• PROBLEM DETAILS
Exactly the lines from the one with "Give me the" through the one with "const LINE_GAP = 33;", inclusive, are to be repeated, and the pictures are not.

(Excerpt from a dataset)
___

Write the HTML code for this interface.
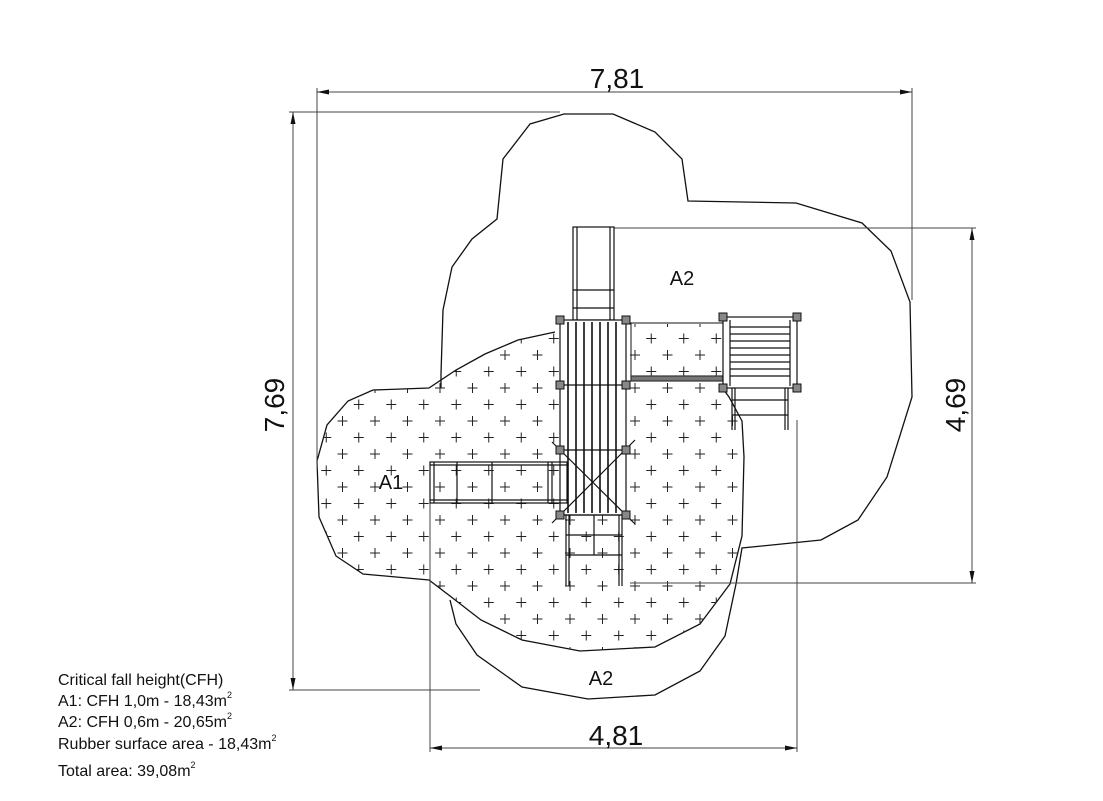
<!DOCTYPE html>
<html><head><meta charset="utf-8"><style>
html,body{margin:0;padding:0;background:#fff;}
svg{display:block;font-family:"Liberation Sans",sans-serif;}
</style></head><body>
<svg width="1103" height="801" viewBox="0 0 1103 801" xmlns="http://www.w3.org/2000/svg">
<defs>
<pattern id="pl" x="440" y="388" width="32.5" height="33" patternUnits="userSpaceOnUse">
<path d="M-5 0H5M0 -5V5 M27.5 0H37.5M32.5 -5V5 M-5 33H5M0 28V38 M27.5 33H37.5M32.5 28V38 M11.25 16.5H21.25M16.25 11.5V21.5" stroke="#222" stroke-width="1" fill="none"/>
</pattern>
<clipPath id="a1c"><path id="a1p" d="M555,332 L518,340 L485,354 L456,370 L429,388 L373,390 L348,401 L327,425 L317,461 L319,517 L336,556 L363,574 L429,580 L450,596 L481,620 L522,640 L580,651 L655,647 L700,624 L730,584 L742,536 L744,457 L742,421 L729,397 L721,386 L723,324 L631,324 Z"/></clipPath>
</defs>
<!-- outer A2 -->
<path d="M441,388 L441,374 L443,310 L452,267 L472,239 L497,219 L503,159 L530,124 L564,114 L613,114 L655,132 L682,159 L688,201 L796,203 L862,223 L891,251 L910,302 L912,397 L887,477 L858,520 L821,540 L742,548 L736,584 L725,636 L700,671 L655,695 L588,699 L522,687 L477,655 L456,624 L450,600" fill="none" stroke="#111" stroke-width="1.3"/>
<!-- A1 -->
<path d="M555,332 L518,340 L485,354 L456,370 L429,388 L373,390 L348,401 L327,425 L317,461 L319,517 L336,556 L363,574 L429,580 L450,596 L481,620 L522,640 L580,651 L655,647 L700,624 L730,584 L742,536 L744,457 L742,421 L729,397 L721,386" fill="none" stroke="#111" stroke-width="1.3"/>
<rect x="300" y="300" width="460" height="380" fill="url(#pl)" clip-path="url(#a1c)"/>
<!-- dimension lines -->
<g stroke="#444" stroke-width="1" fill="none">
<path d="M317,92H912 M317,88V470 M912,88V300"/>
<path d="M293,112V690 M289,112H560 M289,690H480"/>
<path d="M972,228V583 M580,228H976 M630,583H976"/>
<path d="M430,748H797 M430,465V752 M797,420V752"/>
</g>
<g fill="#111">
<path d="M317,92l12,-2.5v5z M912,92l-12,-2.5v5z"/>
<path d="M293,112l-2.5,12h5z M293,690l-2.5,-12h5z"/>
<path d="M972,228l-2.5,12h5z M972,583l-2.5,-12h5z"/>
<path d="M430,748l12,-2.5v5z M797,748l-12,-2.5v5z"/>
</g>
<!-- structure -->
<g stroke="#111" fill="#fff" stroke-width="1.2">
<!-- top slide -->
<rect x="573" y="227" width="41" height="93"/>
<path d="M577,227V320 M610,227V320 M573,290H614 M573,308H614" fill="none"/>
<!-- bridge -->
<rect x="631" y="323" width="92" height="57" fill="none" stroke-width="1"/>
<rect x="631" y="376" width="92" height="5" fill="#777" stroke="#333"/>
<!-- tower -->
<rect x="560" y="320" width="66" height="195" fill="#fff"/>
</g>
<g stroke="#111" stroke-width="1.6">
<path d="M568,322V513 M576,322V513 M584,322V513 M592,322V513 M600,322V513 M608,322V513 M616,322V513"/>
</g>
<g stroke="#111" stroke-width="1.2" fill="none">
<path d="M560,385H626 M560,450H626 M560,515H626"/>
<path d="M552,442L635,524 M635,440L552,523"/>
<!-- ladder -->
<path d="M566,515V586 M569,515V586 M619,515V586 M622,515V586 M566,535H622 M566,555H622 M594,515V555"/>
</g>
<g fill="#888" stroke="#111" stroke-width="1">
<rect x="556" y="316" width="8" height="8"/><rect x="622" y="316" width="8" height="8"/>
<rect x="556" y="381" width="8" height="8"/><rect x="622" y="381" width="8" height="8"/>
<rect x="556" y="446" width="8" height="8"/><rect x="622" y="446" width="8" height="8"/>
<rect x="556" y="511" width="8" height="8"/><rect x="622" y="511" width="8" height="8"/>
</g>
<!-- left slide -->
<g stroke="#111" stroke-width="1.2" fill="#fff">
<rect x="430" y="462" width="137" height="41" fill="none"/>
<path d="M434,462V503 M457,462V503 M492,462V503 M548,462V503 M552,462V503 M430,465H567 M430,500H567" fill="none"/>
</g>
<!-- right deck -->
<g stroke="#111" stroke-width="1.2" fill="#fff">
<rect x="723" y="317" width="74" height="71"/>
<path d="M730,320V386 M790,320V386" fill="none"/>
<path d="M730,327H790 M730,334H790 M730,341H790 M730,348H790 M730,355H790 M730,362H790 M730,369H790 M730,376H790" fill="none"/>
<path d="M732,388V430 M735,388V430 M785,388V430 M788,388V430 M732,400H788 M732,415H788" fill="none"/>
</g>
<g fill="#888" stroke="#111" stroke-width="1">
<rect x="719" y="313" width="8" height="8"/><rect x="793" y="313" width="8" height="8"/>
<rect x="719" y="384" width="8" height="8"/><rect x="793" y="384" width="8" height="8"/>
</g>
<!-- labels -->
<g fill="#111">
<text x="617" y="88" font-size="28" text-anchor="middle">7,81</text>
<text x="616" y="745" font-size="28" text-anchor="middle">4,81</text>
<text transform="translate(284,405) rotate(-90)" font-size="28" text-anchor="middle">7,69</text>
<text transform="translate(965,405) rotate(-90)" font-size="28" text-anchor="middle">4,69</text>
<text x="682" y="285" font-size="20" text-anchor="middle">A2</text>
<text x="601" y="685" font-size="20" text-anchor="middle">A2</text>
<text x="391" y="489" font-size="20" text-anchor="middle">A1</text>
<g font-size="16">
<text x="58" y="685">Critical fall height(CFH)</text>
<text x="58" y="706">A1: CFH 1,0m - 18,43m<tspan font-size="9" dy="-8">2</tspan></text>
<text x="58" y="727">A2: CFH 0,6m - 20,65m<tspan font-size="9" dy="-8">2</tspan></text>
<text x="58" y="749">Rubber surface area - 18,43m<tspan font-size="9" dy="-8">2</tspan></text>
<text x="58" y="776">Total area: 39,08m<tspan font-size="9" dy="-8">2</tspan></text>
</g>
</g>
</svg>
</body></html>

___

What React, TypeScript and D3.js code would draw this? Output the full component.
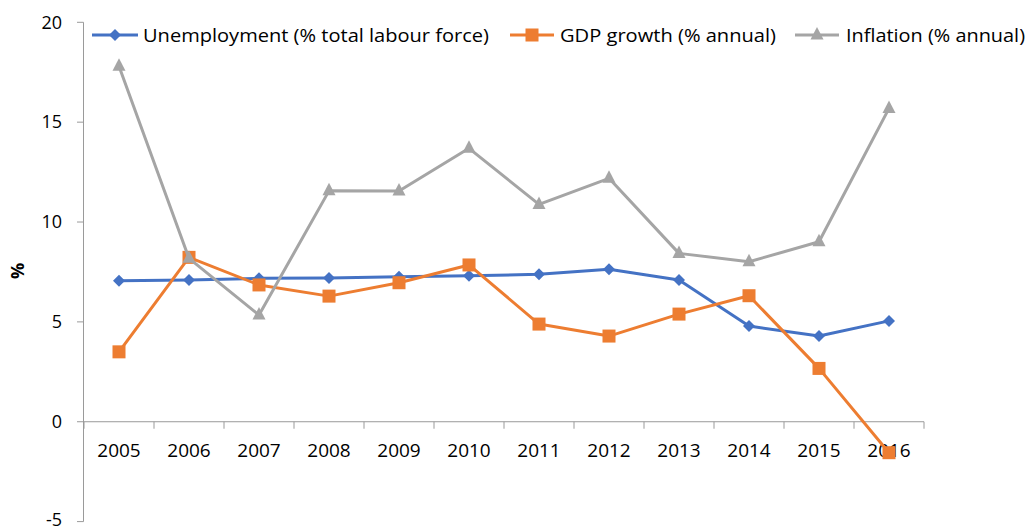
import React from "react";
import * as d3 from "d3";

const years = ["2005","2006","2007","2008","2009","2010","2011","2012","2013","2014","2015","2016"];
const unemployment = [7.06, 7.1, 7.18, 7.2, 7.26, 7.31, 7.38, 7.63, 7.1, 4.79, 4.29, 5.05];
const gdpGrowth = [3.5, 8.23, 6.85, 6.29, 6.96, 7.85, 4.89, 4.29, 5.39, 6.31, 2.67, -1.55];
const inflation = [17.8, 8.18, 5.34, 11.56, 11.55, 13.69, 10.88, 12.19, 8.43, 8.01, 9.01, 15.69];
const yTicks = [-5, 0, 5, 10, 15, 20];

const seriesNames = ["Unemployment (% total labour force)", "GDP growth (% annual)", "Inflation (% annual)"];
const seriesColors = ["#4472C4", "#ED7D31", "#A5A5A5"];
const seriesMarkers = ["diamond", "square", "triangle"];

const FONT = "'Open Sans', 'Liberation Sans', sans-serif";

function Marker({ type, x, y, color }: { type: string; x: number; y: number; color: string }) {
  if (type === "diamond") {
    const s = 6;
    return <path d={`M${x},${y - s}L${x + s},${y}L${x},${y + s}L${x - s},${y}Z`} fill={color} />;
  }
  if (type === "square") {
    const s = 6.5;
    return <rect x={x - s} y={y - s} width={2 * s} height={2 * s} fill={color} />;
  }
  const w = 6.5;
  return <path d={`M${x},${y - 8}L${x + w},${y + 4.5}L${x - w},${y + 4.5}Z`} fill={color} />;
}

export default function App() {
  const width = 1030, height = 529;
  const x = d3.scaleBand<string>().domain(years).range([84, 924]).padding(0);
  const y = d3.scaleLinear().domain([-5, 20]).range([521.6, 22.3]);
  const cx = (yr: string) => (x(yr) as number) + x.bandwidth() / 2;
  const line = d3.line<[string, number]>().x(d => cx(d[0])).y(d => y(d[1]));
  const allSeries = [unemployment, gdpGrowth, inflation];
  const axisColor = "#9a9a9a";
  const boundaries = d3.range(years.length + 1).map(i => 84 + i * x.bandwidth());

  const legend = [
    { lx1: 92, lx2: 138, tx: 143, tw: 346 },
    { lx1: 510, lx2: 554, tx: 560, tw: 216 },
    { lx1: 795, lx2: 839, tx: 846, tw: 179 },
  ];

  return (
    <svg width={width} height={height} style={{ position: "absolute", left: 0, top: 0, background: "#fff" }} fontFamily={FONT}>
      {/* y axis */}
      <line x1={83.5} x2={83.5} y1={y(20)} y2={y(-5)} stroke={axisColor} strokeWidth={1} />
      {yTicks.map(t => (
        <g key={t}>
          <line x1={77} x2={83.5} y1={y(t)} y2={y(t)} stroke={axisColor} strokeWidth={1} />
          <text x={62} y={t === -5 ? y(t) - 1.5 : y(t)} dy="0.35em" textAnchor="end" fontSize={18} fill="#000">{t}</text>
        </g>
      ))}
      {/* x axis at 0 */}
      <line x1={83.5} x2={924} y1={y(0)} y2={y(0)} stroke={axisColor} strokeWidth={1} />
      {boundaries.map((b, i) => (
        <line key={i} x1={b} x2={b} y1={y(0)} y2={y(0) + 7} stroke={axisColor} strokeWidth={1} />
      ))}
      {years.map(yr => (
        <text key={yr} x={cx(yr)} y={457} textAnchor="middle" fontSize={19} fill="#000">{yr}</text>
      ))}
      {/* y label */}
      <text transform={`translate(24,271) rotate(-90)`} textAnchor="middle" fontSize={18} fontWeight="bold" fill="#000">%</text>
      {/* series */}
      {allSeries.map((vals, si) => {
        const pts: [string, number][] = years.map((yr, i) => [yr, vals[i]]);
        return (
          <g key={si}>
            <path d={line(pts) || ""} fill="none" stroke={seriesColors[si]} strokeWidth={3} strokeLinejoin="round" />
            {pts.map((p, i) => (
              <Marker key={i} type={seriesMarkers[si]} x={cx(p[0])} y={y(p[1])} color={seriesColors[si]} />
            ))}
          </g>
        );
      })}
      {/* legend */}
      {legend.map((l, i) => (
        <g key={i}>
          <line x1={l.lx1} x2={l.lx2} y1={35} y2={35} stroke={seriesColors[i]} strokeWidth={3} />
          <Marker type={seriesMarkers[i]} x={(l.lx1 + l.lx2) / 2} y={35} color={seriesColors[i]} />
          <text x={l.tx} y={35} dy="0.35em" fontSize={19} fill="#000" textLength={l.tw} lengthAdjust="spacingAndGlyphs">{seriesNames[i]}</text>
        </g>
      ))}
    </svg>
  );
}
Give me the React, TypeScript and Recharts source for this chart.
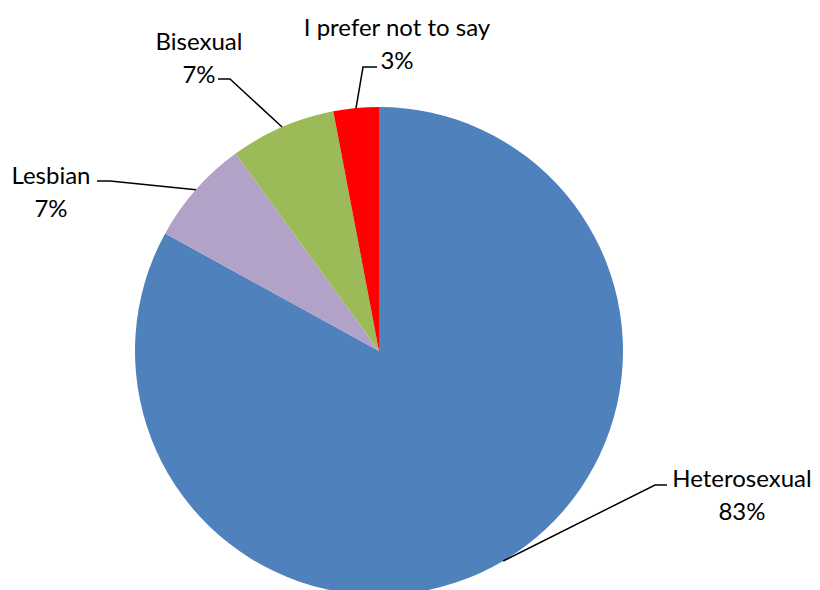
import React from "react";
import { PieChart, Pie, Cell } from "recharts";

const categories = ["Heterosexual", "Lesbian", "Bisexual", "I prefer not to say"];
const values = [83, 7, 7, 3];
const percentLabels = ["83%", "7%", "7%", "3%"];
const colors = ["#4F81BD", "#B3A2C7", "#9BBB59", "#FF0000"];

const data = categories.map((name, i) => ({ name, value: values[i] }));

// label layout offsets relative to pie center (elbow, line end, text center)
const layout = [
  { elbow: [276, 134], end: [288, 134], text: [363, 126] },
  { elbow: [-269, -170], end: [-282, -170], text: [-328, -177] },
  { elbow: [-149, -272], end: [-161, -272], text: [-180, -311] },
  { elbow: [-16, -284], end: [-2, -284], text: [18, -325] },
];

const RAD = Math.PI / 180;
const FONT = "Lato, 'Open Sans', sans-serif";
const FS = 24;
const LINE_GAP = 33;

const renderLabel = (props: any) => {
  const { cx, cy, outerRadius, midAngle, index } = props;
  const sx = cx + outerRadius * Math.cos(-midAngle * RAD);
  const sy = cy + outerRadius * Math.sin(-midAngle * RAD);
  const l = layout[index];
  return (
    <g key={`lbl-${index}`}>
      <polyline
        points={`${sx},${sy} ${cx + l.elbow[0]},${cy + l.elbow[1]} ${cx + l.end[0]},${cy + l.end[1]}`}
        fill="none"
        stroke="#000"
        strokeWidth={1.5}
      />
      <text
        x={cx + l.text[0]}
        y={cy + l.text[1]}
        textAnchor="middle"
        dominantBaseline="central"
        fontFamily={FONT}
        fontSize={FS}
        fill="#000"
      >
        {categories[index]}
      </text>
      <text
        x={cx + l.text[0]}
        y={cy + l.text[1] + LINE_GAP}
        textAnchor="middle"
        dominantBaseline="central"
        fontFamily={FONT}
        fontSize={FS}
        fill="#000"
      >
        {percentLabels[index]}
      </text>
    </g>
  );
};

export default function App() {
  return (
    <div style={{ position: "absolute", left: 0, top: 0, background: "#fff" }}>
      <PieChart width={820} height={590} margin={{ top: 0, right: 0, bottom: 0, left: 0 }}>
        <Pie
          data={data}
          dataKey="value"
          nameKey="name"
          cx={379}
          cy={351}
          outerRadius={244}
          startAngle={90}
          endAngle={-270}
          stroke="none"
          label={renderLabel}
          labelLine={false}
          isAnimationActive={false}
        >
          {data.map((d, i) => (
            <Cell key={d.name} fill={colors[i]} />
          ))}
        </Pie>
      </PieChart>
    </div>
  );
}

___

• CORRECT RESPONSE
Give me the React, TypeScript and Recharts source for this chart.
import React from "react";
import { PieChart, Pie, Cell } from "recharts";

const categories = ["Heterosexual", "Lesbian", "Bisexual", "I prefer not to say"];
const values = [83, 7, 7, 3];
const percentLabels = ["83%", "7%", "7%", "3%"];
const colors = ["#4F81BD", "#B3A2C7", "#9BBB59", "#FF0000"];

const data = categories.map((name, i) => ({ name, value: values[i] }));

// label layout offsets relative to pie center (elbow, line end, text center)
const layout = [
  { elbow: [276, 134], end: [288, 134], text: [363, 126] },
  { elbow: [-269, -170], end: [-282, -170], text: [-328, -177] },
  { elbow: [-149, -272], end: [-161, -272], text: [-180, -311] },
  { elbow: [-16, -284], end: [-2, -284], text: [18, -325] },
];

const RAD = Math.PI / 180;
const FONT = "Lato, 'Open Sans', sans-serif";
const FS = 24;
const LINE_GAP = 33;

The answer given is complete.